Users can use dimension attributes as part of their analysis to tease out more information, for example, if a user is researching airline travel habits they could see on which days of the week most people travel for business travel, vacation travel, etc. Or they can use them to find out which colors were most popular for a particular season or year or garment.
What Are Level Attributes?
Level attributes provide additional information about the dimension members at a particular level of a dimension hierarchy. The dimension members themselves may be meaningless, such as a value of “365” for a time period. These values for dimension members are used internally for selecting and sorting quickly but are meaningless to users.
For example, users might have columns for
- Employee number (ENUM)
- Last name (LAST_NAME)
- First name (FIRST_NAME) and
- Telephone extension (TELNO)
Here, ENUM also has a NUMBER data type, which makes it more efficient than a text column for the creation of indexes. LAST_NAME, FIRST_NAME and TELNO are attributes.

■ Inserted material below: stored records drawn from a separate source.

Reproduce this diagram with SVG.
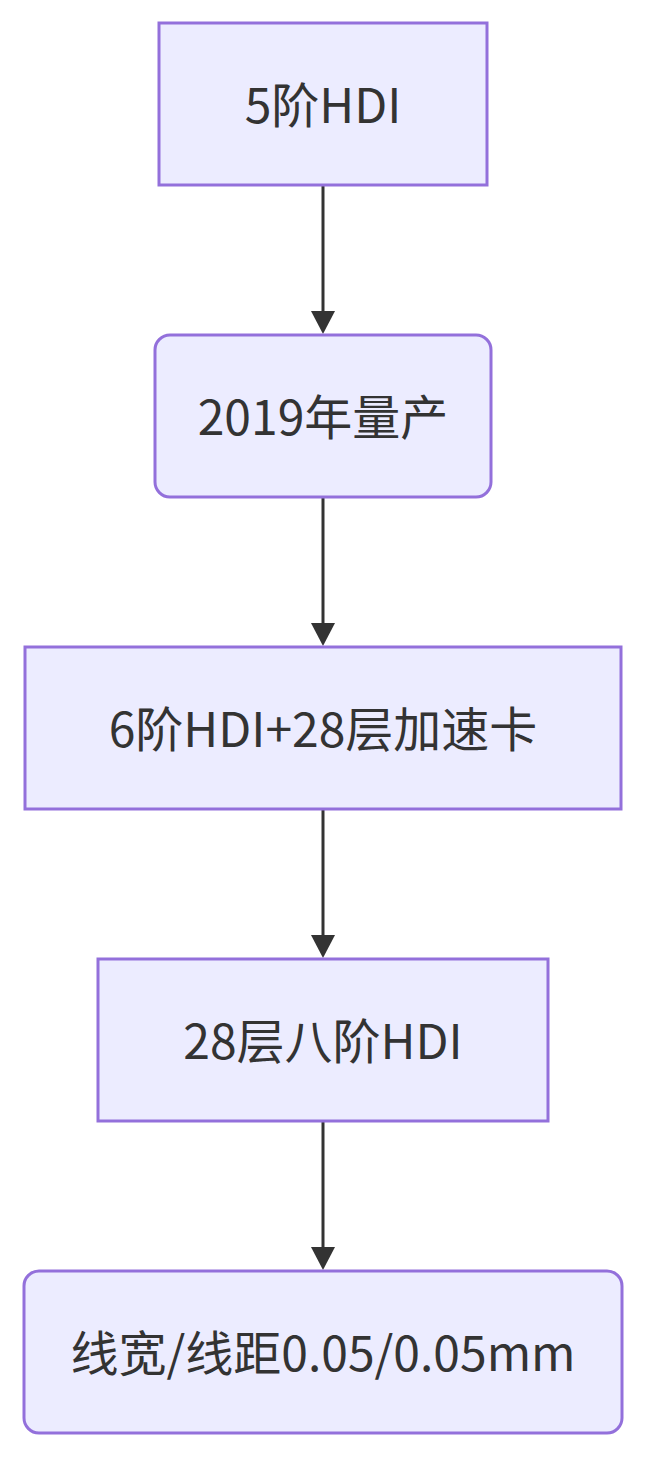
<svg xmlns="http://www.w3.org/2000/svg" width="646" height="1457" viewBox="0 0 646 1457">
<defs>
<style>
.node rect{fill:#ECECFF;stroke:#9370DB;stroke-width:3}
.node text{font-family:"Noto Sans CJK SC","Noto Sans",sans-serif;font-size:48px;fill:#333333;text-anchor:middle;dominant-baseline:central}
.edge{stroke:#333333;stroke-width:3;fill:none}
.head{fill:#333333}
</style>
</defs>
<rect width="646" height="1457" fill="#ffffff"/>
<g id="connectors">
<line class="edge" x1="323" y1="185" x2="323" y2="315"/>
<polygon class="head" points="311,311 335,311 323,334"/>
<line class="edge" x1="323" y1="497" x2="323" y2="627"/>
<polygon class="head" points="311,623 335,623 323,646"/>
<line class="edge" x1="323" y1="809" x2="323" y2="939"/>
<polygon class="head" points="311,935 335,935 323,958"/>
<line class="edge" x1="323" y1="1121" x2="323" y2="1251"/>
<polygon class="head" points="311,1247 335,1247 323,1270"/>
</g>
<g id="node1" class="node">
<rect x="159" y="23" width="328" height="162"/>
<text x="323" y="102">5阶HDI</text>
</g>
<g id="node2" class="node">
<rect x="155" y="335" width="336" height="162" rx="15" ry="15"/>
<text x="323" y="414">2019年量产</text>
</g>
<g id="node3" class="node">
<rect x="25" y="647" width="596" height="162"/>
<text x="323" y="726">6阶HDI+28层加速卡</text>
</g>
<g id="node4" class="node">
<rect x="98" y="959" width="450" height="162"/>
<text x="323" y="1038">28层八阶HDI</text>
</g>
<g id="node5" class="node">
<rect x="24" y="1271" width="598" height="162" rx="15" ry="15"/>
<text x="323" y="1350">线宽/线距0.05/0.05mm</text>
</g>
</svg>
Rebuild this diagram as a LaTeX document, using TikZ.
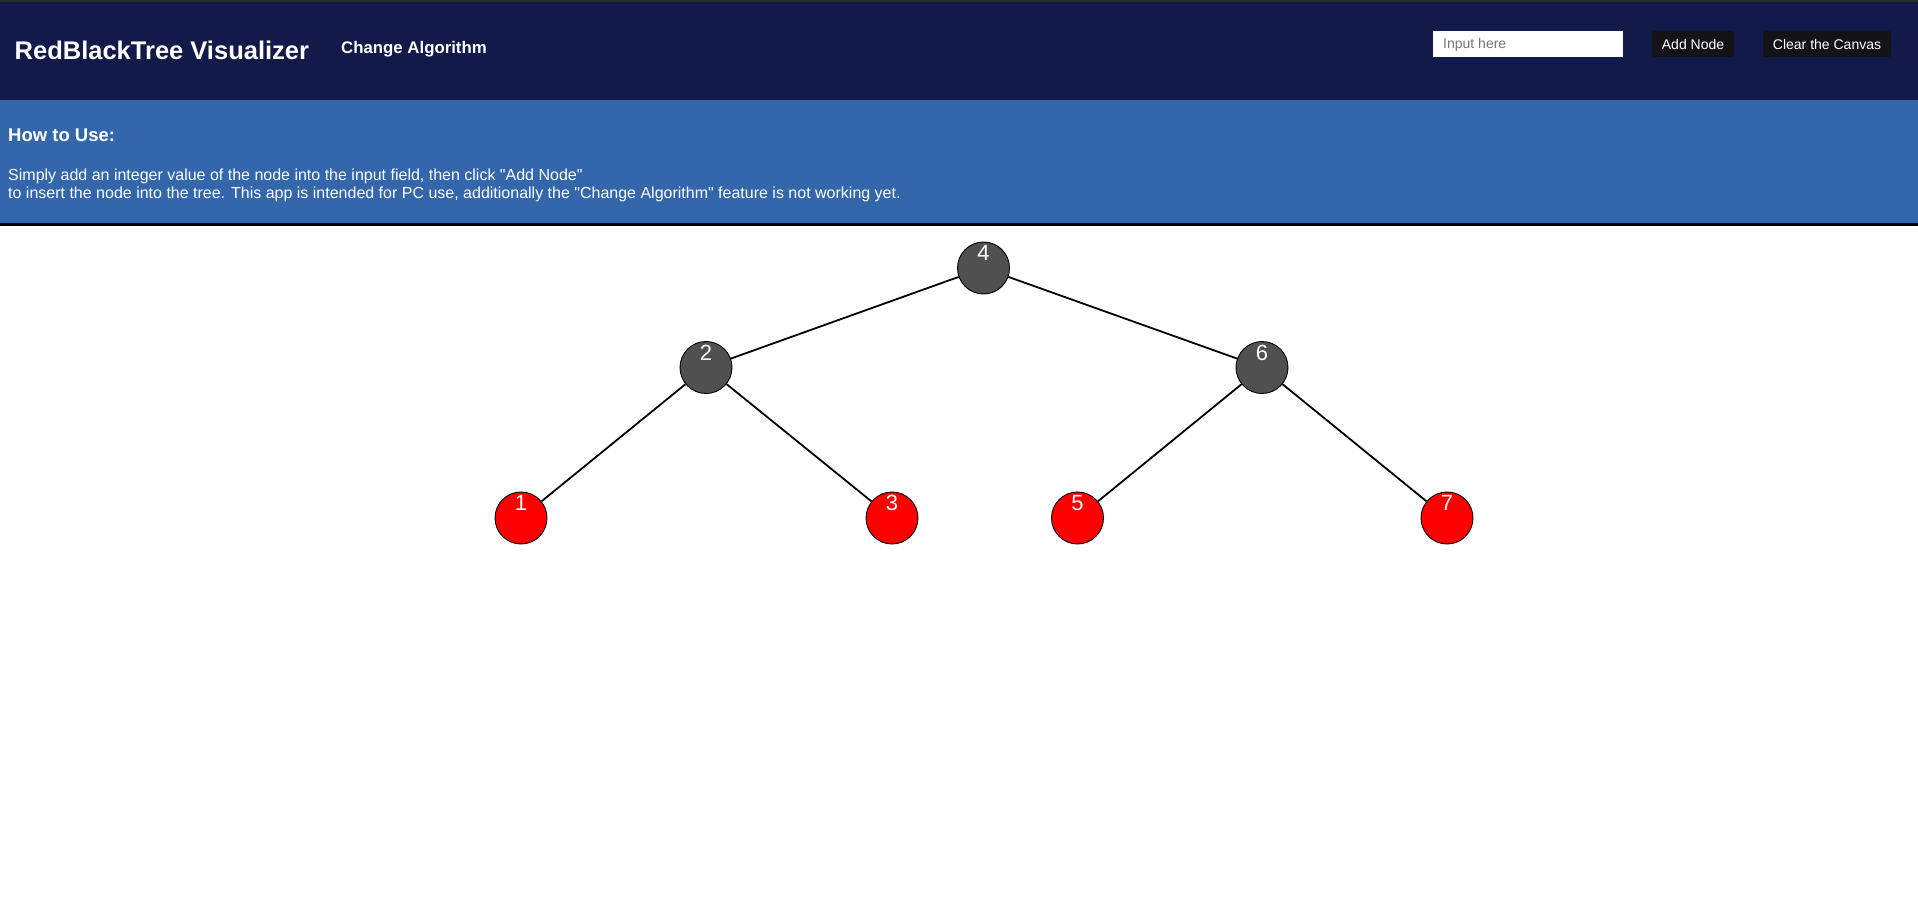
\documentclass[tikz,border=0pt]{standalone}
\usepackage{fontspec}
\setmainfont{Liberation Sans}[Ligatures=TeXOff]
\definecolor{RBnavy}{HTML}{121A4A}
\definecolor{RBblue}{HTML}{3366AA}
\definecolor{RBgray}{HTML}{505050}
\definecolor{RBred}{HTML}{FF0000}
\definecolor{RBbutton}{HTML}{141418}
\definecolor{RBhint}{HTML}{757575}
\definecolor{RBtop}{HTML}{2A2A2A}
\newcommand{\pxfont}[1]{\fontsize{#1}{#1}\selectfont}
\tikzset{
  treenode/.style={circle, draw=black, line width=0.9pt, minimum size=52pt, inner sep=0pt},
  blacknode/.style={treenode, fill=RBgray},
  rednode/.style={treenode, fill=RBred},
  keylabel/.style={text=white, font=\pxfont{22}, inner sep=0pt, yshift=15pt},
  treeedge/.style={line width=1.8pt},
  headtext/.style={anchor=base west, inner sep=0pt, text=white},
  button/.style={fill=RBbutton, rounded corners=2pt, text=white, font=\pxfont{14},
    minimum height=26pt, inner sep=0pt}
}

\begin{document}
\begin{tikzpicture}[x=1pt, y=-1pt]

  \useasboundingbox (0,0) rectangle (1918,915);

  % header bands
  \fill[RBnavy] (0,0) rectangle (1918,100);
  \fill[RBtop] (0,0) rectangle (1918,2);
  \fill[RBblue] (0,100) rectangle (1918,223);
  \fill[black] (0,223) rectangle (1918,225.5);

  \node[headtext, font=\pxfont{25.5}\bfseries] (title) at (14.5,60) {RedBlackTree Visualizer};
  \node[headtext, font=\pxfont{16.8}\bfseries] (change) at (341,54) {Change Algorithm};

  \node[fill=white, minimum width=190pt, minimum height=26pt, inner sep=0pt] (inputbox) at (1528,44) {};
  \node[headtext, text=RBhint, font=\pxfont{14}] (inputhint) at (1443,49) {Input here};
  \node[button, minimum width=82pt] (addnode) at (1693,44) {Add Node};
  \node[button, minimum width=128pt] (clearcanvas) at (1827,44) {Clear the Canvas};

  \node[headtext, font=\pxfont{18.5}\bfseries] (howto) at (8,142) {How to Use:};
  \node[headtext, font=\pxfont{16}] (helpone) at (8,180)
    {Simply add an integer value of the node into the input field, then click "Add Node"};
  \node[headtext, font=\pxfont{16}] (helptwo) at (8,198)
    {to insert the node into the tree. This app is intended for PC use, additionally the "Change Algorithm" feature is not working yet.};

  % the tree
  \node[blacknode, label={[keylabel]center:4}] (n4) at (983.5,268) {};
  \node[blacknode, label={[keylabel]center:2}] (n2) at (706,367.5) {};
  \node[blacknode, label={[keylabel]center:6}] (n6) at (1262,367.5) {};
  \node[rednode, label={[keylabel]center:1}] (n1) at (521,518) {};
  \node[rednode, label={[keylabel]center:3}] (n3) at (892,518) {};
  \node[rednode, label={[keylabel]center:5}] (n5) at (1077.5,518) {};
  \node[rednode, label={[keylabel]center:7}] (n7) at (1447,518) {};

  \foreach \from/\to in {n4/n2, n4/n6, n2/n1, n2/n3, n6/n5, n6/n7}
    \draw[treeedge] (\from) -- (\to);

\end{tikzpicture}
\end{document}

What Are Dimension Attributes?
Dimension attributes specify groupings of level attributes for a specific dimension. Whereas level attributes map to specific data values, dimension attributes are purely logical metadata objects.
An example of a dimension attribute is end date, which is required for time dimensions. If a time dimension has month, quarter and year levels, end date identifies the last date of each month, each quarter and each year.
Understanding attributes and their types helps users navigate complex datasets with clarity. Whether defining drill-down paths through hierarchies or enabling more flexible, ad hoc analysis with independent attributes, they form the backbone of meaningful data organization. When modeled well, attributes empower business users to extract accurate, contextual insights with ease.